In the three years since, the Bataclan, now owned by a Qatari group, has staged provocative performances that some argue are not only pro-Muslim, but pro-Islamist. In April, when the venue announced a concert set to feature controversial rapper Medine, who has been criticized for attacks on France’s secularism, many determined that enough had now become enough. Led by Patrick Jardin, the father of one of the 90 victims of the Bataclan killing, a group calling itself “100 patriots” called for a “patriotic protest” against the planned Oct. 19 event.

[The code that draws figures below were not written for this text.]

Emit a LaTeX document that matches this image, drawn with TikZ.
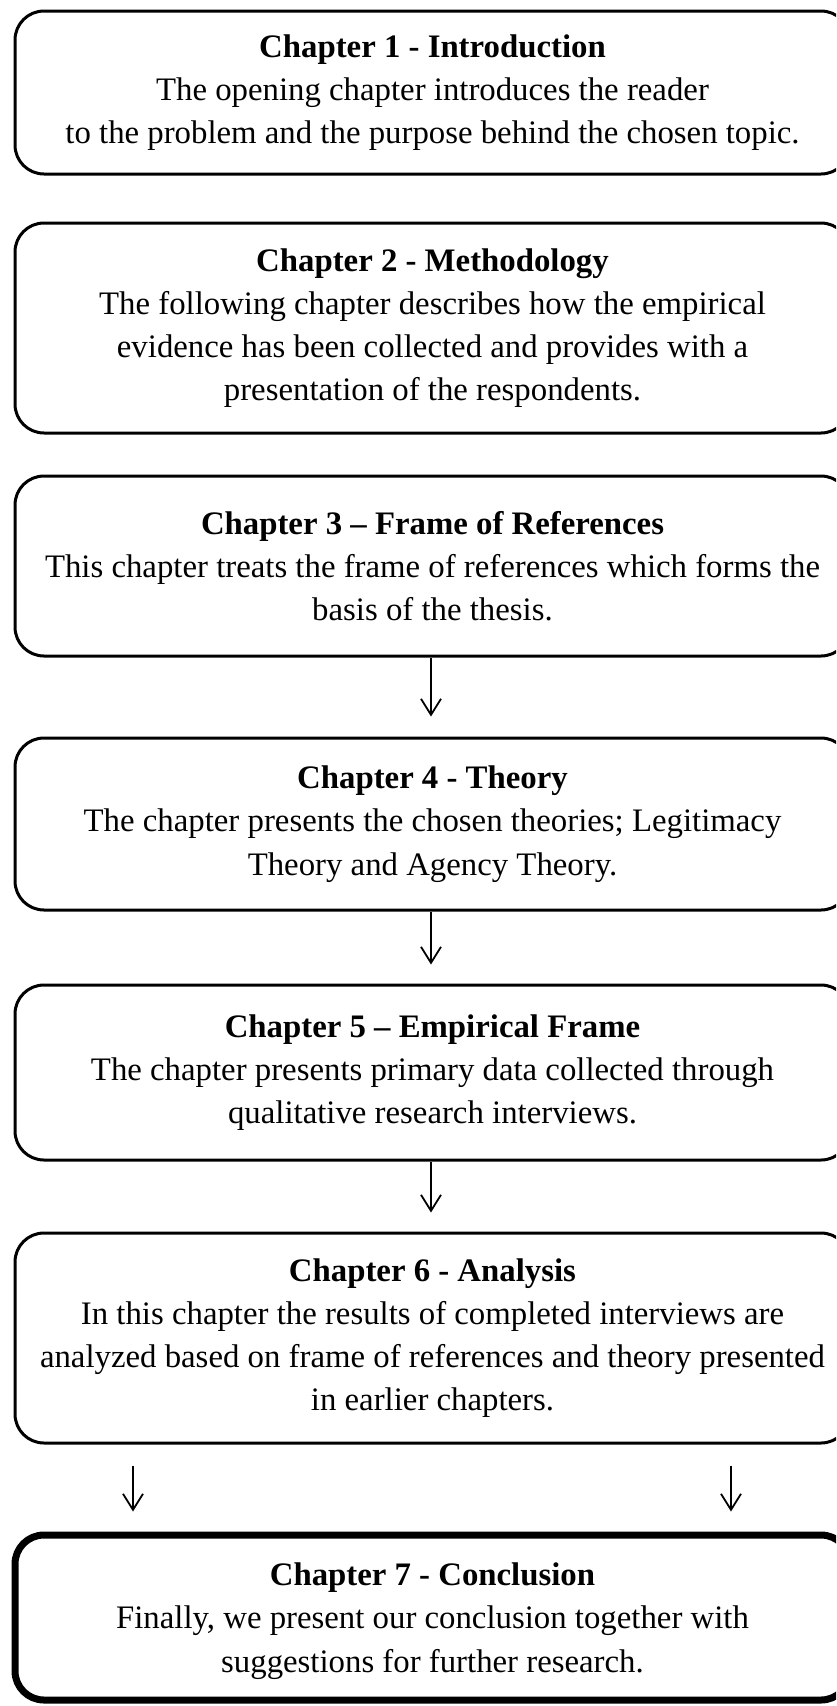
\documentclass[tikz,border=0pt]{standalone}
\usepackage{fontspec}
\setmainfont{Liberation Serif}
\usetikzlibrary{arrows.meta}
\tikzset{
  chapbox/.style={draw=black, line width=3pt, rounded corners=29pt, minimum width=835pt,
    inner sep=0pt, align=center, font=\fontsize{32.8}{43.2}\selectfont},
  finalbox/.style={chapbox, line width=7pt},
  arr/.style={line width=1.8pt, -{Straight Barb[length=16pt,width=20pt]}}
}
\begin{document}
\begin{tikzpicture}[x=1pt,y=-1pt]
\useasboundingbox (0,0) rectangle (836,1706);
\clip (0,0) rectangle (836,1706);
\fill[white] (0,0) rectangle (836,1706);
\node[chapbox, minimum height=163pt] (b1) at (432.5,92.5)
  {\textbf{Chapter 1 - Introduction}\\The opening chapter introduces the reader\\to the problem and the purpose behind the chosen topic.};
\node[chapbox, minimum height=210pt] (b2) at (432.5,328)
  {\textbf{Chapter 2 - Methodology}\\The following chapter describes how the empirical\\evidence has been collected and provides with a\\presentation of the respondents.};
\node[chapbox, minimum height=180pt] (b3) at (432.5,566)
  {\textbf{Chapter 3 – Frame of References}\\This chapter treats the frame of references which forms the\\basis of the thesis.};
\node[chapbox, minimum height=172pt] (b4) at (432.5,824)
  {\textbf{Chapter 4 - Theory}\\The chapter presents the chosen theories; Legitimacy\\Theory and Agency Theory.};
\node[chapbox, minimum height=175pt] (b5) at (432.5,1072.5)
  {\textbf{Chapter 5 – Empirical Frame}\\The chapter presents primary data collected through\\qualitative research interviews.};
\node[chapbox, minimum height=210pt] (b6) at (432.5,1338)
  {\textbf{Chapter 6 - Analysis}\\In this chapter the results of completed interviews are\\analyzed based on frame of references and theory presented\\in earlier chapters.};
\node[finalbox, minimum height=165pt, text depth=-10pt] (b7) at (432.5,1617.5)
  {\textbf{Chapter 7 - Conclusion}\\Finally, we present our conclusion together with\\suggestions for further research.};
\draw[arr] ([xshift=-1.5pt]b3.south) -- ([xshift=-1.5pt,yshift=20pt]b4.north);
\draw[arr] ([xshift=-1.5pt]b4.south) -- ([xshift=-1.5pt,yshift=19pt]b5.north);
\draw[arr] ([xshift=-1.5pt]b5.south) -- ([xshift=-1.5pt,yshift=19pt]b6.north);
\draw[arr] ([xshift=-299.5pt,yshift=-21pt]b6.south) -- ([xshift=-299.5pt,yshift=20pt]b7.north);
\draw[arr] ([xshift=298.5pt,yshift=-21pt]b6.south) -- ([xshift=298.5pt,yshift=20pt]b7.north);
\end{tikzpicture}
\end{document}
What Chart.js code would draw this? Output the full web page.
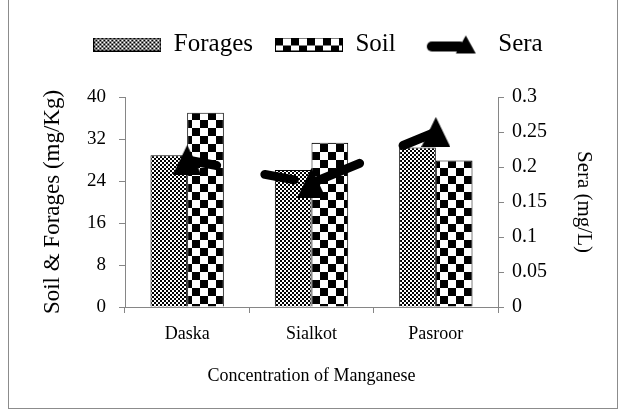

The movement proved effective: just barely a month before the scheduled event, the Bataclan and Medine announced that, in a “conciliatory spirit” and “respect” for the victims’ families, the concert would not take place. While some have called the cancellation an attack on free speech, others are celebrating what they view as the correct decision. Medine will still perform, the statement read, but at an alternative venue.
But despite this “conciliation,” the pattern of producing such controversial events at the Bataclan has many Parisians distressed. Even the date of Qatar’s purchase of the property has raised hackles: Sept. 11, 2015 – two months before the attack and “an extremely symbolic date,” Pierre Cassen, one of the protest organizers, observed.